↓

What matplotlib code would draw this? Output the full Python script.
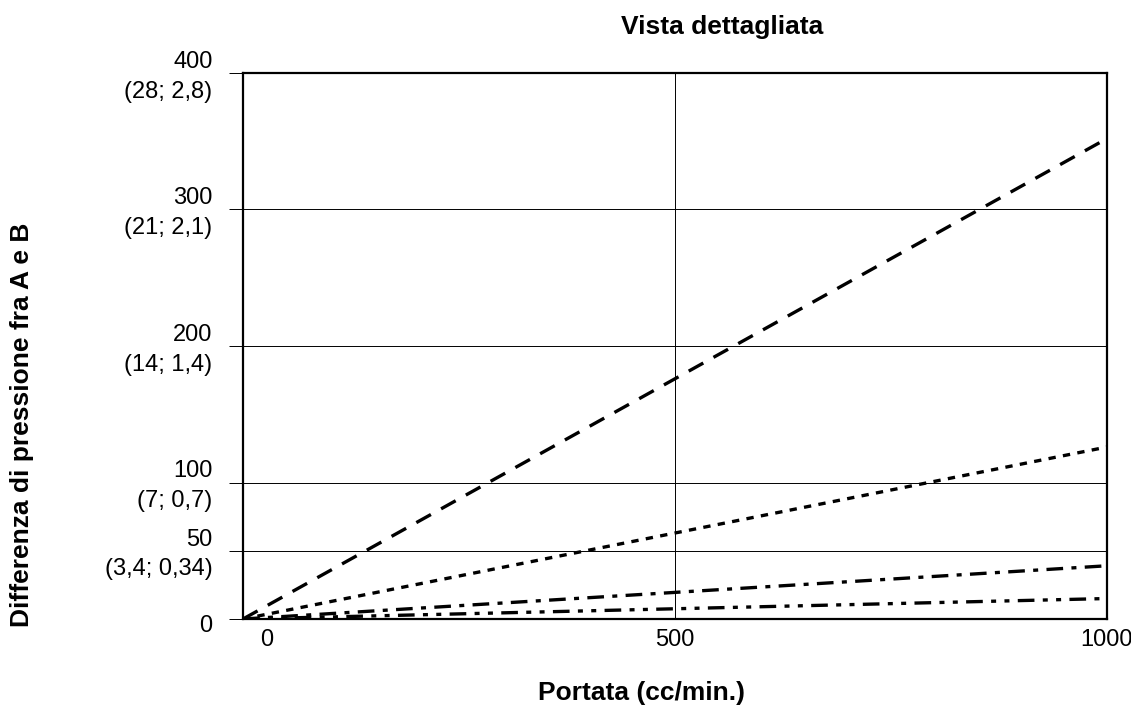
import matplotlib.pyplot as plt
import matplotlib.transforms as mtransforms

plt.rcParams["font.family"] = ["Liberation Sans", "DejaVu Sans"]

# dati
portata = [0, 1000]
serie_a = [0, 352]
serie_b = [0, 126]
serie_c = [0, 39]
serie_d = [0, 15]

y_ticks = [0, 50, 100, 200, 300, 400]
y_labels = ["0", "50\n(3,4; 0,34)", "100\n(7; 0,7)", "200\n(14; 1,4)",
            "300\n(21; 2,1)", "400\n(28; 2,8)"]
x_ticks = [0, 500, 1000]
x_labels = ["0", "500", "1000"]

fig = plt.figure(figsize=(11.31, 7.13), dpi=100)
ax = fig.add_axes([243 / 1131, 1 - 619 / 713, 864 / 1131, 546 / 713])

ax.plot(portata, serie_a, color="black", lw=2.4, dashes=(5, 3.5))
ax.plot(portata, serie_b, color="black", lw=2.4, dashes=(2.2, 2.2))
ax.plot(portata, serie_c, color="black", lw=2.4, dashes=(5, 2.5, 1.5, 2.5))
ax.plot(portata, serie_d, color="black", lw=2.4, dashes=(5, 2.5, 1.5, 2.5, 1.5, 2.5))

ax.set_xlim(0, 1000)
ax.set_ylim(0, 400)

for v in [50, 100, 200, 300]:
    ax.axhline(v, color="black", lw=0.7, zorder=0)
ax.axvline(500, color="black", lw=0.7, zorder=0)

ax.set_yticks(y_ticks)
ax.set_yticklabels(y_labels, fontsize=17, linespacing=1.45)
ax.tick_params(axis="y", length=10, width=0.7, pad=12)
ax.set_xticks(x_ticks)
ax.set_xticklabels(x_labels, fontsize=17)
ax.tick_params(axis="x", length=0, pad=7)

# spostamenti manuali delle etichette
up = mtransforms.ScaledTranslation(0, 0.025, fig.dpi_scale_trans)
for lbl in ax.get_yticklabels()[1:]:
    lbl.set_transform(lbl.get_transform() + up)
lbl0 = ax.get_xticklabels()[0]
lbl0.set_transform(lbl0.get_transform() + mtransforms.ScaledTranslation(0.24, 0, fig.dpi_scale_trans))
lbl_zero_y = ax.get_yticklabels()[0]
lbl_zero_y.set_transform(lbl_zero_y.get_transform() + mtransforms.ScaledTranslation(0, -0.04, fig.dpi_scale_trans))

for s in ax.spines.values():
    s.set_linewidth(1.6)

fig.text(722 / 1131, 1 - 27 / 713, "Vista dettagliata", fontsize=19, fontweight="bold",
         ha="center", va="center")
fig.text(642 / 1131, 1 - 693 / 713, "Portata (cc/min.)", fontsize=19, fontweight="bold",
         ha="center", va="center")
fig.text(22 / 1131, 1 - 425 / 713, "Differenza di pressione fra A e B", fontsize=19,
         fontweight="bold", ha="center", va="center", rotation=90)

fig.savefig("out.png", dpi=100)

↑

Given instruction:
Copy out every line of the data that includes the word "matplotlib".

Solution for this task:
What matplotlib code would draw this? Output the full Python script.
import matplotlib.pyplot as plt
import matplotlib.transforms as mtransforms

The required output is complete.